There is an ongoing and contentious legal battle looming over a New Jersey gun law.
Several New Jersey residents have formed an alliance to challenge a specific provision in the law which requires citizens to demonstrate a “justifiable need” to law enforcement when requesting a permit to carry a concealed firearm. Additionally, 19 states have issued their support to the group of NJ residents who are challenging the law.
The legal battle started when John M. Drake, a Sussex County man, filed a lawsuit contesting the disputed provision. After Drake lost in court, a 3rd U.S. Circuit Court of Appeals panel of three judges rejected his appeal. Drake then joined forces with a similarly concerned group of citizens to fight the appeals ruling and bring the case before the U.S. Supreme Court.
The National Rifle Association (NRA) has written an amicus brief in support of the group. Additionally, the New Jersey Second Amendment Foundation and the Association of New Jersey Rifle and Pistol Clubs are offering their support for the appeal. 18 other states are also providing their support, including: Alabama, Alaska, Arizona, Arkansas, Florida, Georgia, Kansas, Kentucky, Louisiana, Michigan, Missouri, Nebraska, New Mexico, Ohio, Oklahoma, South Carolina, South Dakota, and West Virginia. According to a legal brief submitted by the Wyoming Attorney General’s Office, the concerned parties believe that the New Jersey appeals court ruling has the potential to threaten the less-stringent concealed carry laws currently enforced in other U.S. states.

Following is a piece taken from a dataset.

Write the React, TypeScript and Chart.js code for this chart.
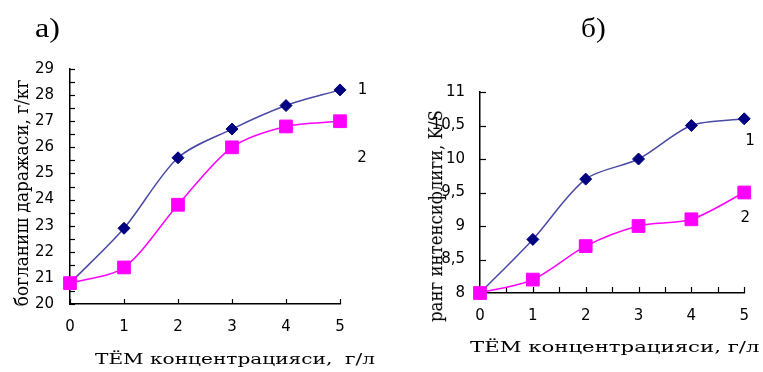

In addition to the aforementioned legal challenge, a man from Manalapan, NJ has also filed a lawsuit concerning New Jersey’s gun laws, with oral arguments before the New Jersey Supreme Court pending. According to an attorney in the case, the case represents the first time in 45 years that the NJ Supreme Court will be forced to rule with regard to the state’s laws on gun control.